Living Our Lives with Dignity, Grace and Integrity

07-01-2018Pastoral ReflectionsFr. Brian F. Manning

Are you aware that the Book of Wisdom in the Old Testament was actually written a few years before the birth of Jesus Christ? The words of this book are to help us live our lives with dignity, grace and integrity. Our first reading today from this Book is a reflection on the life and death of the soul. Our particular passage does not include the section that talks about the pure materialist who eats, drinks and makes merry and claims that this is all there is. The Book of Wisdom’s author says this is all wrong, our author writes that we are imperishable. There is no second death, no death of the human spirit made in God’s image.

Today’s Gospel is about two miracles, one story inside the other’s story. This is about the official and his sick daughter, but also about a brave woman in need. She reaches out simply to touch the garment of Jesus as Our Lord walks along with the official to see his daughter. She is, in fact, cured. Then this brave act of the woman comes to light. Even though the people were flocking around Jesus, the woman is discovered. She humbly confesses her faith in Jesus’ ability to cure her, and he declares loudly that her faith has cured her. He then tells her to go on her way forever freed from the source of illness and sin.

At last, the young little girl child, too, is awakened from a sleep that is ominously undefined. At some point we come to realize it does not really matter, for she is cured and awake. These are two dramatic and touching miracles, literally and figuratively. Note how Jesus cannot seem to help himself for he must help the suffering and needy. Two desperate people reach out to him. Jesus responds, though it is clearly against the holy Law that prohibits touching a person with an issue of blood or touching a dead person.

Bear in mind that we know Jesus set out to save people, not to win arguments about man made religious rules and laws.

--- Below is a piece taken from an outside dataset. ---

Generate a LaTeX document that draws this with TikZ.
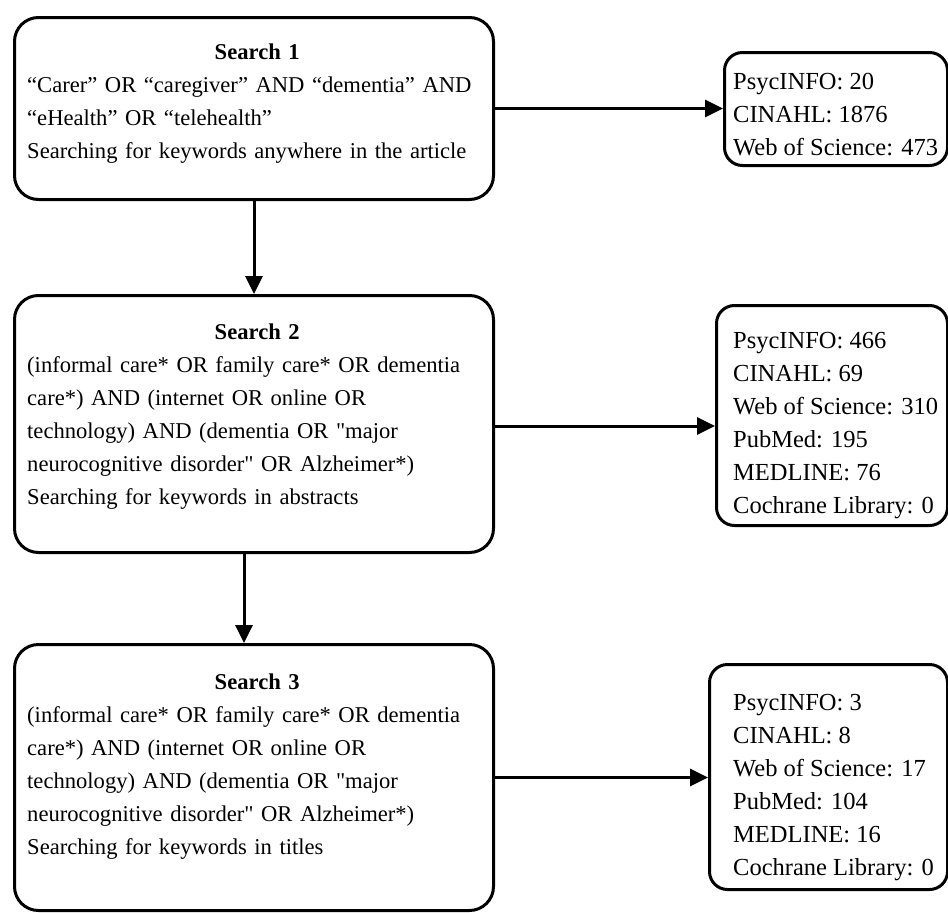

We realize from this passage that his compassionate words and actions reveal the deepest truth of his life and of God’s life, too. For God did not make death or desire the destruction of the living.

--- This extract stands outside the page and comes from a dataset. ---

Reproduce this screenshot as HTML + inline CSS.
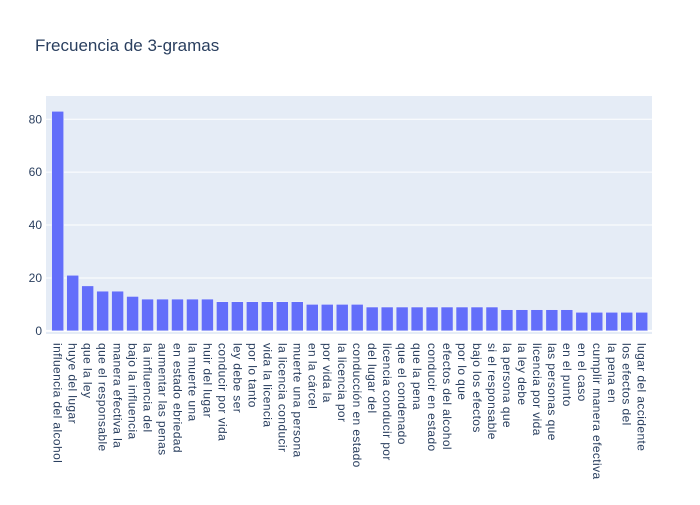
<!DOCTYPE html>
<html><head><meta charset="utf-8"><style>
body{margin:0;background:#fff;}
svg text{font-family:"Liberation Sans","DejaVu Sans",sans-serif;fill:#2a3f5f;}
</style></head><body>
<svg id="c" width="700" height="500">
<rect width="700" height="500" fill="#fff"/>
<text x="35" y="51" font-size="17">Frecuencia de 3-gramas</text>
</svg>
<script>
const categories=["influencia del alcohol","huye del lugar","que la ley","que el responsable","manera efectiva la","bajo la influencia","la influencia del","aumentar las penas","en estado ebriedad","la muerte una","huir del lugar","conducir por vida","ley debe ser","por lo tanto","vida la licencia","la licencia conducir","muerte una persona","en la cárcel","por vida la","la licencia por","conducción en estado","del lugar del","licencia conducir por","que el condenado","que la pena","conducir en estado","efectos del alcohol","por lo que","bajo los efectos","si el responsable","la persona que","la ley debe","licencia por vida","las personas que","en el punto","en el caso","cumplir manera efectiva","la pena en","los efectos del","lugar del accidente"];
const values=[83,21,17,15,15,13,12,12,12,12,12,11,11,11,11,11,11,10,10,10,10,9,9,9,9,9,9,9,9,9,8,8,8,8,8,7,7,7,7,7];
const yTicks=[0,20,40,60,80];
const svg=document.getElementById('c');
const NS='http://www.w3.org/2000/svg';
const L=46,R=652,T=96,B=334,yMin=-1.2,yMax=88.8;
const BL=50.2,BR=646.2+3;
const y=v=>B-(v-yMin)/(yMax-yMin)*(B-T);
const bw=(BR-BL)/categories.length;
const x=i=>BL+i*bw;
function mk(t,a,p){const e=document.createElementNS(NS,t);for(const k in a)e.setAttribute(k,a[k]);(p||svg).appendChild(e);return e;}
const bg=mk('rect',{x:L,y:T,width:R-L,height:B-T,fill:'#e5ecf6'});


yTicks.forEach(t=>{
  if(t>0){const g=mk('line',{x1:L,x2:R,y1:y(t),y2:y(t),stroke:'#fff','stroke-width':1});
  
  }
  const tx=mk('text',{x:L-4,y:y(t)+4,'font-size':12,'text-anchor':'end'});
  tx.textContent=t;
  
  
});
const zl=mk('line',{x1:L,x2:R,y1:y(0),y2:y(0),stroke:'#fff','stroke-width':2});


values.forEach((v,i)=>{
  const w=bw*0.8;
  const r=mk('rect',{x:x(i)+bw*0.1,y:y(v),width:w,height:y(0)-y(v),fill:'#636efa',stroke:'#f0f3fa','stroke-width':0.5});
  
  
  const cx=x(i)+bw/2-4;
  const t=mk('text',{x:cx,y:343,'font-size':12,'letter-spacing':0.4,transform:`rotate(90 ${cx} 343)`});
  t.textContent=categories[i];
  
  
});
</script>
</body></html>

The way of compassion so clearly announced and proclaimed as the ideal in the Book of Wisdom is found clearly and definitively in the generous companionship of Jesus as he walks with desperate Jairus and is sought by an equally desperate and brave woman. Jesus does not stand on the foolishness of artificial ceremony, nor does he claim special privileges. He leans toward Jairus, toward the woman, toward the child. This is how he wins hearts and minds of so many people. Indeed, this is how heart speaks to heart!

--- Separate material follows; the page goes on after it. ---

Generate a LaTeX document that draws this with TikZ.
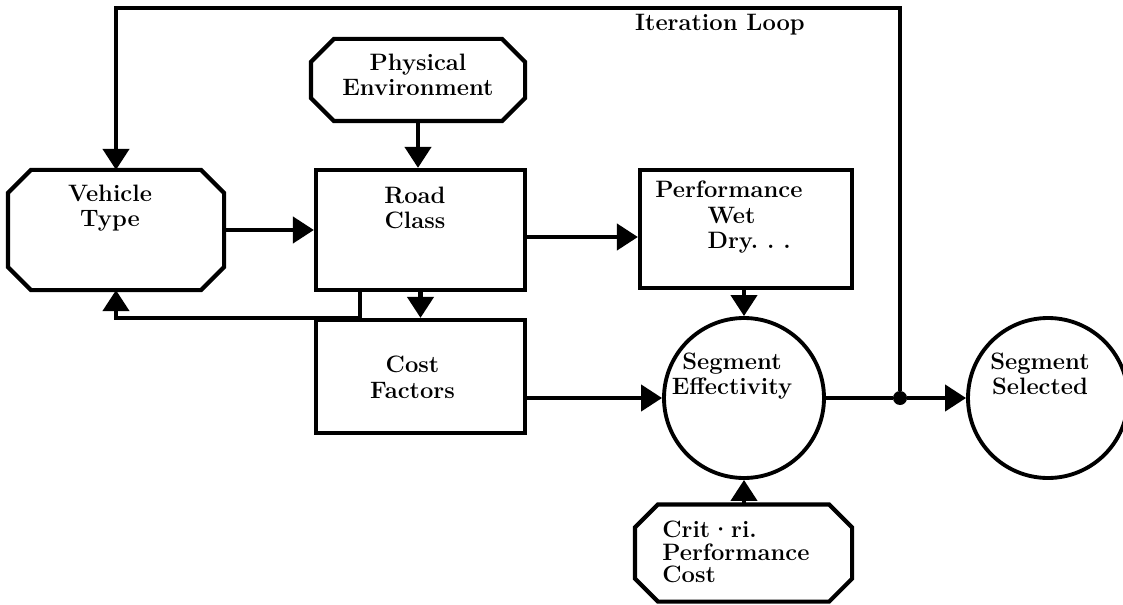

All of us need to decide how and when our heart speaks to other hearts. Are we willing to be like Jesus and actually not help only once, but twice. Are we measured small people, or do we have that generous heart that Christ portrays for us in this Gospel passage?

Church Construction

This past Monday, June 19th, we began our period of time when all our funerals will be celebrated at St. Jude Church, Norfolk. Our upstairs church will only be available for Saturday evening and Sunday morning Masses with Baptisms in the afternoon. This “cooperation” will reduce the construction schedule at least by 5 months, otherwise our project would take well over one year to complete. Our priests, musicians and servers will provide the funeral masses at St. Jude’s. Thank you for your patience and cooperation during this period. FYI: There are extra benches removed temporarily from the church so that they can be cut down to accommodate the wider side aisle. Some benches at the back will be permanently removed. Their Memorial Plaques are saved and will be displayed on a special memorial Board when the project is complete.